* **Do this**: Once the pictures are set aside, transcribe the remaining data exactly.

* **Data excerpt**:
···

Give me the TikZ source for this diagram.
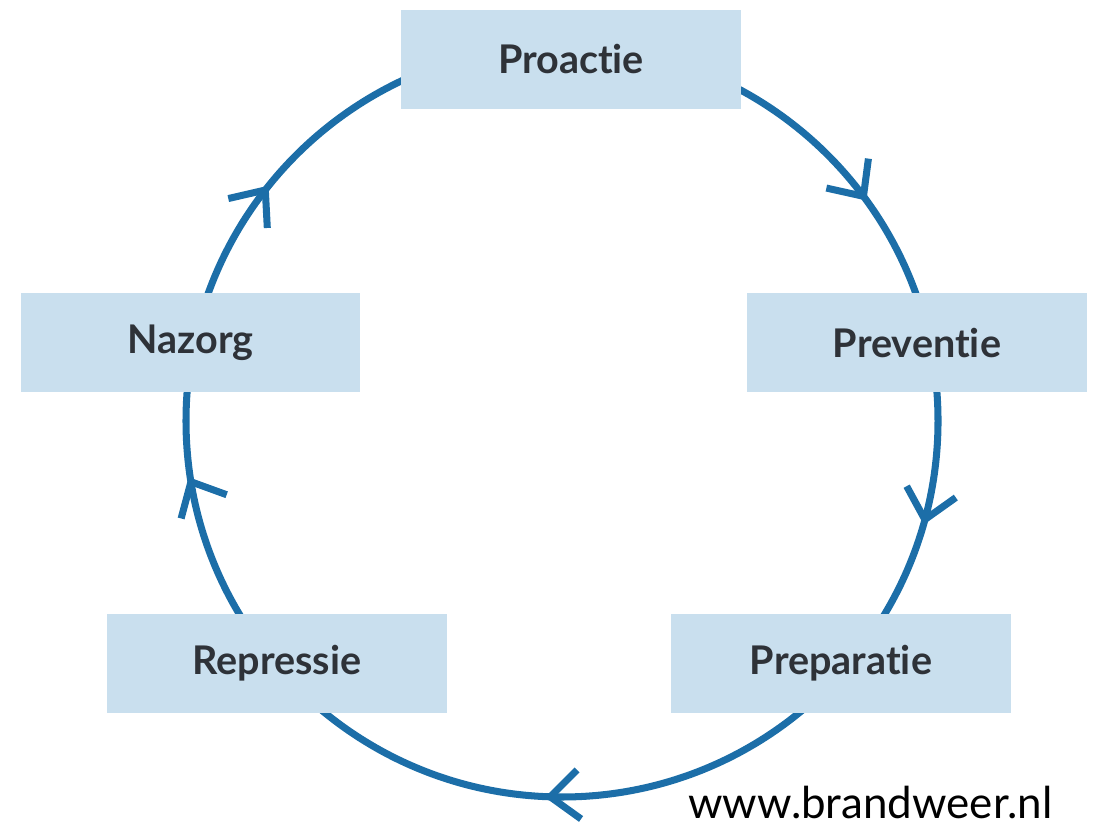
\documentclass[tikz,border=0pt]{standalone}
\usepackage{fontspec}
\setmainfont[Ligatures={NoCommon,NoRequired,NoContextual},RawFeature={-liga;-dlig;-clig}]{Lato}
\usetikzlibrary{calc}
\definecolor{ringblue}{RGB}{28,110,168}
\definecolor{boxfill}{RGB}{201,223,238}
\definecolor{labeltext}{RGB}{46,50,56}
\begin{document}
\begin{tikzpicture}[x=0.02cm,y=0.02cm,
  ring/.style={draw=ringblue,line width=4pt},
  barb/.style={draw=ringblue,line width=4pt,line join=miter,line cap=butt},
  phase/.style={fill=boxfill,draw=none,minimum width=6.8cm,minimum height=1.98cm,
    inner sep=0pt,text=labeltext,font=\fontsize{22.5}{26}\selectfont\bfseries}]
\useasboundingbox (0,0) rectangle (1097,827);
\coordinate (c) at (562,406);
\draw[ring] (c) circle[radius=376];
% arrows (open chevrons)
\foreach \t/\a/\b in {36.7/82.5/167.5, -15.2/118.6/35.4, -91.8/45/-35.7, 189.3/-20/-105, 142.1/193/273}{
  \coordinate (tip) at ($(c)+(\t:376)$);
  \draw[barb] ($(tip)+(\a:38)$) -- (tip) -- ($(tip)+(\b:38)$);
}
\node[phase] (proactie) at (571,767.5) {Proactie};
\node[phase] (preventie) at (917,484) {Preventie};
\node[phase] (preparatie) at (841,163.5) {Preparatie};
\node[phase] (repressie) at (277,163.5) {Repressie};
\node[phase] (nazorg) at (190.5,484.5) {Nazorg};
\node[anchor=base west,inner sep=0pt,font=\fontsize{25}{30}\selectfont] (url) at (688,9) {www.brandweer.nl};
\end{tikzpicture}
\end{document}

···

* **Exercise response**:
Give me the TikZ source for this diagram.
\documentclass[tikz,border=0pt]{standalone}
\usepackage{fontspec}
\setmainfont[Ligatures={NoCommon,NoRequired,NoContextual},RawFeature={-liga;-dlig;-clig}]{Lato}
\usetikzlibrary{calc}
\definecolor{ringblue}{RGB}{28,110,168}
\definecolor{boxfill}{RGB}{201,223,238}
\definecolor{labeltext}{RGB}{46,50,56}
\begin{document}
\begin{tikzpicture}[x=0.02cm,y=0.02cm,
  ring/.style={draw=ringblue,line width=4pt},
  barb/.style={draw=ringblue,line width=4pt,line join=miter,line cap=butt},
  phase/.style={fill=boxfill,draw=none,minimum width=6.8cm,minimum height=1.98cm,
    inner sep=0pt,text=labeltext,font=\fontsize{22.5}{26}\selectfont\bfseries}]
\useasboundingbox (0,0) rectangle (1097,827);
\coordinate (c) at (562,406);
\draw[ring] (c) circle[radius=376];
% arrows (open chevrons)
\foreach \t/\a/\b in {36.7/82.5/167.5, -15.2/118.6/35.4, -91.8/45/-35.7, 189.3/-20/-105, 142.1/193/273}{
  \coordinate (tip) at ($(c)+(\t:376)$);
  \draw[barb] ($(tip)+(\a:38)$) -- (tip) -- ($(tip)+(\b:38)$);
}
\node[phase] (proactie) at (571,767.5) {Proactie};
\node[phase] (preventie) at (917,484) {Preventie};
\node[phase] (preparatie) at (841,163.5) {Preparatie};
\node[phase] (repressie) at (277,163.5) {Repressie};
\node[phase] (nazorg) at (190.5,484.5) {Nazorg};
\node[anchor=base west,inner sep=0pt,font=\fontsize{25}{30}\selectfont] (url) at (688,9) {www.brandweer.nl};
\end{tikzpicture}
\end{document}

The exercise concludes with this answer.